Aim: Beginning with the first line below, please repeat the material exactly, ending with the line that includes "0.092, 0.1012, 0.1105];".

* * * * *

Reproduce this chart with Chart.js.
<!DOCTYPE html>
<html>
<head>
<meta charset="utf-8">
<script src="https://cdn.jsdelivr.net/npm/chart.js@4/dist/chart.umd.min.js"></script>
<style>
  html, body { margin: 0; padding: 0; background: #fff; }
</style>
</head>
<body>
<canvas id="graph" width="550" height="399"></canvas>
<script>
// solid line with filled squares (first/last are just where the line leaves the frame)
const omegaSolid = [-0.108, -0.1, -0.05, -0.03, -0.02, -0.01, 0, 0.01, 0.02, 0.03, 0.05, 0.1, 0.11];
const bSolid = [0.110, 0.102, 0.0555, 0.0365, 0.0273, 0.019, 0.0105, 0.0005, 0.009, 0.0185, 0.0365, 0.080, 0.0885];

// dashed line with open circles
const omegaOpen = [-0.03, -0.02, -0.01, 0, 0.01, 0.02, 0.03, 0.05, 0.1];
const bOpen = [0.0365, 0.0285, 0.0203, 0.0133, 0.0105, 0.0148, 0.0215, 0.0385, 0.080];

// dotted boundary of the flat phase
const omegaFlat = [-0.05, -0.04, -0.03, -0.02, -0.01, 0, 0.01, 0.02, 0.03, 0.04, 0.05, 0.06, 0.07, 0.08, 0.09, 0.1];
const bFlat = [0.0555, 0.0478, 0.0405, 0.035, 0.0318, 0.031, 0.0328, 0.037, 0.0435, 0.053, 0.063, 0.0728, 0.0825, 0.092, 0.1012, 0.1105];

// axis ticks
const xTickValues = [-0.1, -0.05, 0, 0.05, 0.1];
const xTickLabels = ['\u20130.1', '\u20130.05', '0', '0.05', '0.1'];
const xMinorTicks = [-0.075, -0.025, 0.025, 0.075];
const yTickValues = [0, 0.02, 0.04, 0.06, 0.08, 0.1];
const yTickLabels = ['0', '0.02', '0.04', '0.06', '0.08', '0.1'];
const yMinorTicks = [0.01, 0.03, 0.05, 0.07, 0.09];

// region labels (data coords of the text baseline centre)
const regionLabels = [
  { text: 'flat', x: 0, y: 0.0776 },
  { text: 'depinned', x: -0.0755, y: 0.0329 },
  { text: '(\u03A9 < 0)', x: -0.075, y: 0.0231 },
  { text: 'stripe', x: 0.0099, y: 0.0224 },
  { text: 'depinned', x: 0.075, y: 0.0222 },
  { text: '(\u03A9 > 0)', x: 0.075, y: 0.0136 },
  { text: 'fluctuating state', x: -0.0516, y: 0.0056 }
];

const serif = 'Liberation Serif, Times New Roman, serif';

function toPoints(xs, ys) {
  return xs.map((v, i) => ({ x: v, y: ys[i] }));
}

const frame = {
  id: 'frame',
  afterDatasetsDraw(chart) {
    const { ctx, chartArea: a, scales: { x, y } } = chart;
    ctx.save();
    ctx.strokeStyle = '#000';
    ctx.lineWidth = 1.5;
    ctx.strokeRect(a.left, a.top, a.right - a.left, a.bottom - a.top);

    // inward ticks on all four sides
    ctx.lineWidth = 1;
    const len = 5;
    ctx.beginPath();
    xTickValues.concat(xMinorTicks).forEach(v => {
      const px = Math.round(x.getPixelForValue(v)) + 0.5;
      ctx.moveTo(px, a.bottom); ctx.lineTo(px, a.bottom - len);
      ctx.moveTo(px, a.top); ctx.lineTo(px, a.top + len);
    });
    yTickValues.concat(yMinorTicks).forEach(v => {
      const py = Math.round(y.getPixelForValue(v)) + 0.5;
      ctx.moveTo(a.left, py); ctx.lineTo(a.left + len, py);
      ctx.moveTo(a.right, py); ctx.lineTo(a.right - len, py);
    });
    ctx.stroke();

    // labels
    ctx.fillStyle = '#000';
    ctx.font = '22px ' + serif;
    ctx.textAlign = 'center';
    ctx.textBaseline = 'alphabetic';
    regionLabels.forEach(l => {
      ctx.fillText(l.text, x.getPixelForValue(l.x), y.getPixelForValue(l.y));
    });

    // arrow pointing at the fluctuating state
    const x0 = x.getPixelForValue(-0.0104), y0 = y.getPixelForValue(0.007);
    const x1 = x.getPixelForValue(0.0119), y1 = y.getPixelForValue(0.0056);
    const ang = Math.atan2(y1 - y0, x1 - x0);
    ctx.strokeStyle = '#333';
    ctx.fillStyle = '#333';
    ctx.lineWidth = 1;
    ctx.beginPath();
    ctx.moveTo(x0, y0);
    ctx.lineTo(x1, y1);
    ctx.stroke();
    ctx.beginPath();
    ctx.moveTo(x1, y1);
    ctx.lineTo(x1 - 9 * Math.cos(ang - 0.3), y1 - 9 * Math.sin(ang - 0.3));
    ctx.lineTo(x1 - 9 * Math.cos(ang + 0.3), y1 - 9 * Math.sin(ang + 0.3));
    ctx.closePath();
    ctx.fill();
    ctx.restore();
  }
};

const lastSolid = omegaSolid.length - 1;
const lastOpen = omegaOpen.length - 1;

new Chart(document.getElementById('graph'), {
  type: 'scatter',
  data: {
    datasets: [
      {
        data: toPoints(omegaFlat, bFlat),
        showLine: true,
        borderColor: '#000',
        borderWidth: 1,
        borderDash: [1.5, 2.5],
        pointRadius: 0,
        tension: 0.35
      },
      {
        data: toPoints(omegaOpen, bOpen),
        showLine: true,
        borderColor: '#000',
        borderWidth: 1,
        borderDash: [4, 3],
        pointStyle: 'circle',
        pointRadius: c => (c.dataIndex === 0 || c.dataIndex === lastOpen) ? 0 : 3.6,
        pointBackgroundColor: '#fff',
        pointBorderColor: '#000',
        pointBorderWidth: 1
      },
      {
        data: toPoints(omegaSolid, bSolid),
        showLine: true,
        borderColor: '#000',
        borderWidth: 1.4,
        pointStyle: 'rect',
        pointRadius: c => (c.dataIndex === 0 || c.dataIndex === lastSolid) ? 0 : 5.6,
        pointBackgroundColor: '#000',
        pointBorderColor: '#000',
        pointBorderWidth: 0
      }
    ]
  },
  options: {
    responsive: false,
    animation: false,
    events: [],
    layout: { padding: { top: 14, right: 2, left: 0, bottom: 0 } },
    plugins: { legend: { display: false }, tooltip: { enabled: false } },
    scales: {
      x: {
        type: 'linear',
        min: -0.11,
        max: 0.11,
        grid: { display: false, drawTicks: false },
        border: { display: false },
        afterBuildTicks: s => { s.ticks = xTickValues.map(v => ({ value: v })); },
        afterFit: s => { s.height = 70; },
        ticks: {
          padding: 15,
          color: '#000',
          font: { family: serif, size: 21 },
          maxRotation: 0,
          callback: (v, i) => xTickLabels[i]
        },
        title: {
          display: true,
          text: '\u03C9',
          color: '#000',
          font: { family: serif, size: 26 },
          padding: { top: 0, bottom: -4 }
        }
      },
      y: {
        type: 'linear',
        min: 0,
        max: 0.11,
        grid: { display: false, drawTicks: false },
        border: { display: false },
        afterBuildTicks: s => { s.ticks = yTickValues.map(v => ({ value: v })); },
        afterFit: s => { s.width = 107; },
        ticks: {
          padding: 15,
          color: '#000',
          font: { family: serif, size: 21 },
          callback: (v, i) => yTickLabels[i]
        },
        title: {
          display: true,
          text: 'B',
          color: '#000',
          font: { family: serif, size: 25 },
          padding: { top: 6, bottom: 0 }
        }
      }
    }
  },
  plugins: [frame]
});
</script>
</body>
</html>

* * * * *

Solution:
Reproduce this chart with Chart.js.
<!DOCTYPE html>
<html>
<head>
<meta charset="utf-8">
<script src="https://cdn.jsdelivr.net/npm/chart.js@4/dist/chart.umd.min.js"></script>
<style>
  html, body { margin: 0; padding: 0; background: #fff; }
</style>
</head>
<body>
<canvas id="graph" width="550" height="399"></canvas>
<script>
// solid line with filled squares (first/last are just where the line leaves the frame)
const omegaSolid = [-0.108, -0.1, -0.05, -0.03, -0.02, -0.01, 0, 0.01, 0.02, 0.03, 0.05, 0.1, 0.11];
const bSolid = [0.110, 0.102, 0.0555, 0.0365, 0.0273, 0.019, 0.0105, 0.0005, 0.009, 0.0185, 0.0365, 0.080, 0.0885];

// dashed line with open circles
const omegaOpen = [-0.03, -0.02, -0.01, 0, 0.01, 0.02, 0.03, 0.05, 0.1];
const bOpen = [0.0365, 0.0285, 0.0203, 0.0133, 0.0105, 0.0148, 0.0215, 0.0385, 0.080];

// dotted boundary of the flat phase
const omegaFlat = [-0.05, -0.04, -0.03, -0.02, -0.01, 0, 0.01, 0.02, 0.03, 0.04, 0.05, 0.06, 0.07, 0.08, 0.09, 0.1];
const bFlat = [0.0555, 0.0478, 0.0405, 0.035, 0.0318, 0.031, 0.0328, 0.037, 0.0435, 0.053, 0.063, 0.0728, 0.0825, 0.092, 0.1012, 0.1105];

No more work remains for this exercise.